◆ **Task brief**
Can you copy out the data exactly? Leave the images out.

◆ **Source data**
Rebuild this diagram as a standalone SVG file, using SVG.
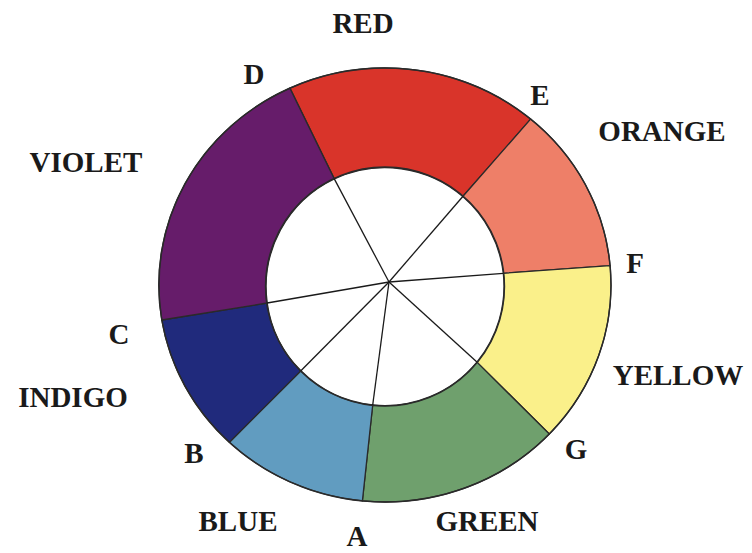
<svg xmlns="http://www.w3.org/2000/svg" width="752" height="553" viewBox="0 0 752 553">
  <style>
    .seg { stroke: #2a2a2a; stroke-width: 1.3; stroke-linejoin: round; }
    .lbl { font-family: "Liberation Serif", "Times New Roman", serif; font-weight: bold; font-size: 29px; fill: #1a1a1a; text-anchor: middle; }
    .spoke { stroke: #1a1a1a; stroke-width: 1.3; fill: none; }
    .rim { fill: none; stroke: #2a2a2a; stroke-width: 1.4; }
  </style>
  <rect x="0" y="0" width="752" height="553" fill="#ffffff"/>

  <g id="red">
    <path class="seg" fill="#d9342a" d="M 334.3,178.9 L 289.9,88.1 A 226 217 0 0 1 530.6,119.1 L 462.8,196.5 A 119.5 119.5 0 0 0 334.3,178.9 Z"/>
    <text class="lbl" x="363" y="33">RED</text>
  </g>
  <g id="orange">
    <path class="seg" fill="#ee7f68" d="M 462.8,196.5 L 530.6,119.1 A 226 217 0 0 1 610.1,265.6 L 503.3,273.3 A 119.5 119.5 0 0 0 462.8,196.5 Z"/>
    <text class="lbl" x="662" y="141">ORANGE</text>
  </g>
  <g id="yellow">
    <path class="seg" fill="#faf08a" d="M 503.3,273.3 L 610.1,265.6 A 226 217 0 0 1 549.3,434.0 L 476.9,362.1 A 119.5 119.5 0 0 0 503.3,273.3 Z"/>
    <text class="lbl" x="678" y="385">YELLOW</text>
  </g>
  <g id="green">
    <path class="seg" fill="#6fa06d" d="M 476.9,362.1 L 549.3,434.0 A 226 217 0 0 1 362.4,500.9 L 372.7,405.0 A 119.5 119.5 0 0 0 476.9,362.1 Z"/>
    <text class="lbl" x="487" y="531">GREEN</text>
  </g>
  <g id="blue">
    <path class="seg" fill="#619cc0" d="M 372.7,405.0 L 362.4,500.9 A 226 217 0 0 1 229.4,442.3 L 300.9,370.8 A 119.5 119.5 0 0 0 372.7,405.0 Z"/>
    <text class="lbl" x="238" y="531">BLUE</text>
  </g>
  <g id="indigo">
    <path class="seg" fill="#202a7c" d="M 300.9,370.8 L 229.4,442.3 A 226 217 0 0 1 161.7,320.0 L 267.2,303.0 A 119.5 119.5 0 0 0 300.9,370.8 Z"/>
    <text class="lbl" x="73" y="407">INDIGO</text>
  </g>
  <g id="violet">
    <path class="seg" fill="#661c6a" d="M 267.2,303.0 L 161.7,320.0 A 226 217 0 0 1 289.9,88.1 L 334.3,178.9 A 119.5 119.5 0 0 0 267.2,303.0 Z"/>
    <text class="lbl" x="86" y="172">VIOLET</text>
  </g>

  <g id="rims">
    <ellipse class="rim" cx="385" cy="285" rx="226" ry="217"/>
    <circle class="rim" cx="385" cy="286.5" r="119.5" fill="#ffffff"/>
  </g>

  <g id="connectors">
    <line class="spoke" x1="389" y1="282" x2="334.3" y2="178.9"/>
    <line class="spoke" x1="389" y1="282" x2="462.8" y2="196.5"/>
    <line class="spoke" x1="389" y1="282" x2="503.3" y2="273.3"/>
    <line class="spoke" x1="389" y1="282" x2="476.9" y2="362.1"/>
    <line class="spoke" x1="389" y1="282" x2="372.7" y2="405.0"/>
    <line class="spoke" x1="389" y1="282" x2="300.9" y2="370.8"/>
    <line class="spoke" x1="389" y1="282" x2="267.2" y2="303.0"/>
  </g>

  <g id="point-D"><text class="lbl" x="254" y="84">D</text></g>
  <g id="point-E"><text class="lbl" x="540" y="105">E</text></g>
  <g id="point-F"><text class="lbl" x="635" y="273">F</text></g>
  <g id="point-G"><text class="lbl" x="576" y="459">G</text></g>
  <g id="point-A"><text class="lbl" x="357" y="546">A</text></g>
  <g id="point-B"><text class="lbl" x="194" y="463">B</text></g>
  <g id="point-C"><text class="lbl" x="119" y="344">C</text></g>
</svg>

◆ **Correct result**
Rebuild this diagram as a standalone SVG file, using SVG.
<svg xmlns="http://www.w3.org/2000/svg" width="752" height="553" viewBox="0 0 752 553">
  <style>
    .seg { stroke: #2a2a2a; stroke-width: 1.3; stroke-linejoin: round; }
    .lbl { font-family: "Liberation Serif", "Times New Roman", serif; font-weight: bold; font-size: 29px; fill: #1a1a1a; text-anchor: middle; }
    .spoke { stroke: #1a1a1a; stroke-width: 1.3; fill: none; }
    .rim { fill: none; stroke: #2a2a2a; stroke-width: 1.4; }
  </style>
  <rect x="0" y="0" width="752" height="553" fill="#ffffff"/>

  <g id="red">
    <path class="seg" fill="#d9342a" d="M 334.3,178.9 L 289.9,88.1 A 226 217 0 0 1 530.6,119.1 L 462.8,196.5 A 119.5 119.5 0 0 0 334.3,178.9 Z"/>
    <text class="lbl" x="363" y="33">RED</text>
  </g>
  <g id="orange">
    <path class="seg" fill="#ee7f68" d="M 462.8,196.5 L 530.6,119.1 A 226 217 0 0 1 610.1,265.6 L 503.3,273.3 A 119.5 119.5 0 0 0 462.8,196.5 Z"/>
    <text class="lbl" x="662" y="141">ORANGE</text>
  </g>
  <g id="yellow">
    <path class="seg" fill="#faf08a" d="M 503.3,273.3 L 610.1,265.6 A 226 217 0 0 1 549.3,434.0 L 476.9,362.1 A 119.5 119.5 0 0 0 503.3,273.3 Z"/>
    <text class="lbl" x="678" y="385">YELLOW</text>
  </g>
  <g id="green">
    <path class="seg" fill="#6fa06d" d="M 476.9,362.1 L 549.3,434.0 A 226 217 0 0 1 362.4,500.9 L 372.7,405.0 A 119.5 119.5 0 0 0 476.9,362.1 Z"/>
    <text class="lbl" x="487" y="531">GREEN</text>
  </g>
  <g id="blue">
    <path class="seg" fill="#619cc0" d="M 372.7,405.0 L 362.4,500.9 A 226 217 0 0 1 229.4,442.3 L 300.9,370.8 A 119.5 119.5 0 0 0 372.7,405.0 Z"/>
    <text class="lbl" x="238" y="531">BLUE</text>
  </g>
  <g id="indigo">
    <path class="seg" fill="#202a7c" d="M 300.9,370.8 L 229.4,442.3 A 226 217 0 0 1 161.7,320.0 L 267.2,303.0 A 119.5 119.5 0 0 0 300.9,370.8 Z"/>
    <text class="lbl" x="73" y="407">INDIGO</text>
  </g>
  <g id="violet">
    <path class="seg" fill="#661c6a" d="M 267.2,303.0 L 161.7,320.0 A 226 217 0 0 1 289.9,88.1 L 334.3,178.9 A 119.5 119.5 0 0 0 267.2,303.0 Z"/>
    <text class="lbl" x="86" y="172">VIOLET</text>
  </g>

  <g id="rims">
    <ellipse class="rim" cx="385" cy="285" rx="226" ry="217"/>
    <circle class="rim" cx="385" cy="286.5" r="119.5" fill="#ffffff"/>
  </g>

  <g id="connectors">
    <line class="spoke" x1="389" y1="282" x2="334.3" y2="178.9"/>
    <line class="spoke" x1="389" y1="282" x2="462.8" y2="196.5"/>
    <line class="spoke" x1="389" y1="282" x2="503.3" y2="273.3"/>
    <line class="spoke" x1="389" y1="282" x2="476.9" y2="362.1"/>
    <line class="spoke" x1="389" y1="282" x2="372.7" y2="405.0"/>
    <line class="spoke" x1="389" y1="282" x2="300.9" y2="370.8"/>
    <line class="spoke" x1="389" y1="282" x2="267.2" y2="303.0"/>
  </g>

  <g id="point-D"><text class="lbl" x="254" y="84">D</text></g>
  <g id="point-E"><text class="lbl" x="540" y="105">E</text></g>
  <g id="point-F"><text class="lbl" x="635" y="273">F</text></g>
  <g id="point-G"><text class="lbl" x="576" y="459">G</text></g>
  <g id="point-A"><text class="lbl" x="357" y="546">A</text></g>
  <g id="point-B"><text class="lbl" x="194" y="463">B</text></g>
  <g id="point-C"><text class="lbl" x="119" y="344">C</text></g>
</svg>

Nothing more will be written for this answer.